For its mysterious and resonant weaving together of colonialism, capital, and the climate crisis into a film of striking beauty and rare ethical intelligence. Set in the mountains of the northern Philippines, it uses the grammar of magical realism to open profound questions about who speaks, who is heard, and at what cost: questions that linger long after the image fades. With exceptional sound design, visionary cinematography, and an open, elliptical ending, it stands as a quietly radical short films that challenges us to think about what it truly means to be, to relate and to communicate.

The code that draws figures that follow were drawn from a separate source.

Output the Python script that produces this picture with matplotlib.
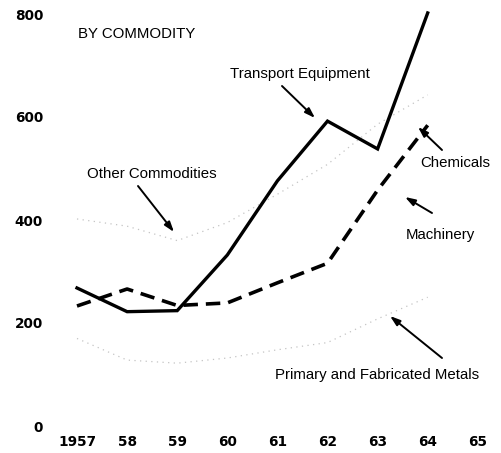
import numpy as np
import matplotlib.pyplot as plt

years = [1957, 1958, 1959, 1960, 1961, 1962, 1963, 1964]
transport = [268, 222, 224, 332, 476, 592, 538, 802]
machinery = [233, 266, 234, 239, 278, 316, 458, 584]
other_comm = [402, 388, 360, 395, 450, 508, 586, 643]
metals = [170, 128, 122, 132, 148, 162, 208, 250]

xticks = [1957, 1958, 1959, 1960, 1961, 1962, 1963, 1964, 1965]
xlabels = ['1957', '58', '59', '60', '61', '62', '63', '64', '65']
yticks = [0, 200, 400, 600, 800]

W, H = 502, 453
fig = plt.figure(figsize=(W / 100, H / 100), dpi=100)
# axes in pixel box: left 50, right 490, top 5, bottom 432
ax = fig.add_axes([50 / W, (H - 432) / H, 440 / W, 427 / H])

def px2x(px):
    return 1957 + (px - 77) / 50.1

def py2y(py):
    return (426 - py) / 0.515

ax.set_xlim(px2x(50), px2x(490))
ax.set_ylim(py2y(432), py2y(5))

lab = dict(family='Liberation Sans', fontsize=10.8, color='black')

# faint dotted series
ax.plot(years, other_comm, color='#c4c4c4', lw=0.9, ls=(0, (1, 3.5)))
ax.plot(years, metals, color='#c4c4c4', lw=0.9, ls=(0, (1, 3.5)))

ax.plot(years, machinery, color='black', lw=2.6, ls=(0, (4, 2.2)))
ax.plot(years, transport, color='black', lw=2.4, solid_joinstyle='miter')

for s in ax.spines.values():
    s.set_visible(False)
ax.set_xticks(xticks)
ax.set_xticklabels(xlabels)
ax.set_yticks(yticks)
ax.tick_params(length=0, labelsize=9.8)
ax.tick_params(axis='x', pad=2.5)
ax.tick_params(axis='y', pad=5)
for t in ax.get_xticklabels() + ax.get_yticklabels():
    t.set_fontweight('bold')

ax.text(px2x(78), py2y(34), 'BY COMMODITY', ha='left', va='center', **lab)

ap = dict(arrowstyle='-|>,head_length=0.6,head_width=0.2', color='black', lw=1.4,
          shrinkA=0, shrinkB=0)

labels = [
    ('Transport Equipment', (300, 74), (282, 86), (315, 118)),
    ('Other Commodities', (152, 174), (138, 186), (174, 232)),
    ('Chemicals', (455, 163), (442, 150), (418, 127)),
    ('Machinery', (440, 235), (432, 213), (405, 197)),
    ('Primary and Fabricated Metals', (377, 375), (442, 358), (390, 316)),
]
for text, (tx, ty), (sx, sy), (ex, ey) in labels:
    ax.text(px2x(tx), py2y(ty), text, ha='center', va='center', **lab)
    ax.annotate('', xy=(px2x(ex), py2y(ey)), xytext=(px2x(sx), py2y(sy)),
                arrowprops=ap)

fig.savefig('out.png', dpi=100)
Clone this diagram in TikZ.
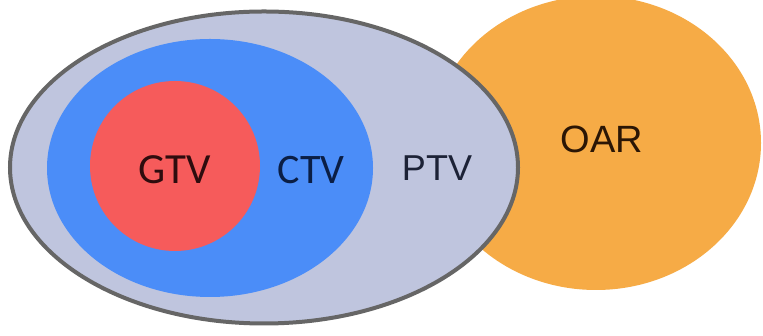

MENTION FOR THE NIGHT AWARD

The Night Award honours films, which are able to balance ambiguity and complexity characterized by enigmatic mysteriousness
and subtleness, which keeps mind and consideration moving


How to Shoot a Ghost

Charlie Kaufman
Grece, USA / 2025 / 0:23:00

Two newly-dead ghosts walk the streets of Athens, among the pulsing cityscape and the ghosts of history. They were outsiders in life: he, a queer Lebanese translator; she a half-Irish photo- grapher. They wander the city together, finding consolation in the difficult beauty of life and its aftermath.






 


JURY DECLARATION


For its enigmatic narrative and hauntingly surreal imagery, following a young girl as she encounters a mysterious woman returning to her small Turkish village after years abroad. With little context provided, the film invites viewers to delve into the complex emotions of loss, departure, and unspoken regret, while the striking landscapes mirror the characters’ internal isolation. The film’s ambiguity, combined with its lingering sense of unresolved tension, makes it a standout in its exploration of human connection and emotional distance.


JURY AWARD
for its cool, overhead gaze on forms of violence and its social reflexes


1:10

Sinan Taner
Switzerland / 2024 / 0:18:14

An elementary school sports day gets out of hand. A harmless argument between two children ends in death threats between the two fathers. The collective overload shakes an entire society and unfolds into a microcosm of chaos.